To plant, we use the Japanese hori hori knife. I love this tool. It is thrust straight down in a stabbing motion rather than the hard on the wrist scooping motion. The wet earth is easy to dig at this time of year, rather than the concrete it becomes by fall. Make the hole a few inches deep and push the bulb down with your fingers until it is at the bottom of the hole. Depth is not important, the roots will pull the bulbs where they need to be, but they should be covered up to the neck completely. The foliage will look sad, lying flat on the ground. Ignore that, it will be fine. Don’t cut the foliage but if there are blooms you can cut them to take inside. I don’t for a couple of reasons. This process makes them muddy, if you are going to cut them, do it before you dig. Also, my cat Hazel eats all plant material, even artificial and all parts of Narcissus are extremely poisonous. Some animals are smart enough to know what is poison, I am afraid she is not one of those intelligent types. She is sweet though.

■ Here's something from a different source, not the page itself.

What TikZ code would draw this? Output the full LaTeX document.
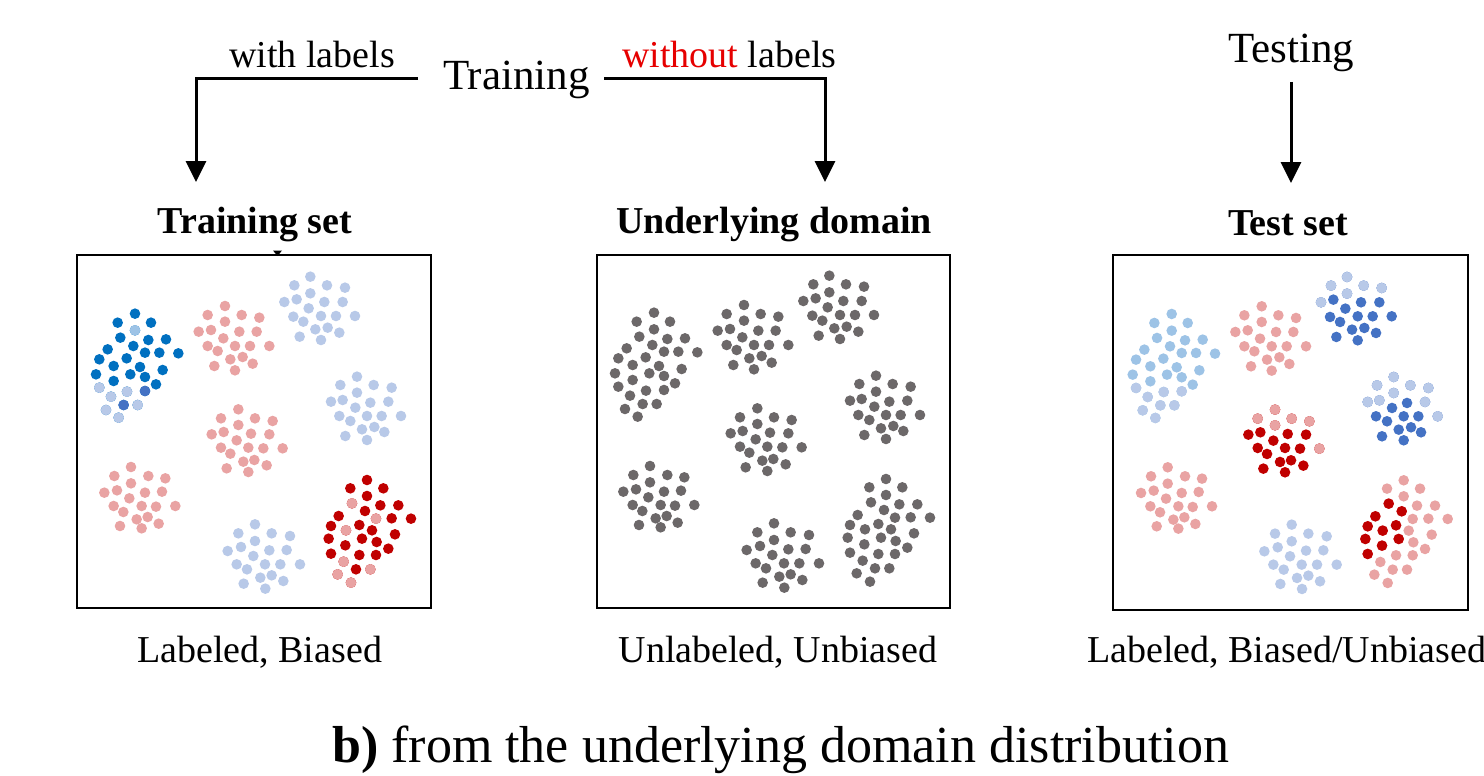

There has been surveying of the garden this spring and bare spots have been noted for the daffodil spreading. Under deciduous shrubs is a good place to have a stand of yellow before the green leaves unfurl. Imagine the above scene as it will be next year, filled with brilliant golden trumpets rather than a mass of grey and brown. Empty places where something died or was removed for whatever reason can be filled with the bulbs. Good drainage and light is essential to the proper curing of the bulbs. Dry summers and wet winters like we experience are perfect. Are you convinced yet that it is okay to spread them now? Go ahead and do it. Next spring, you will thank me.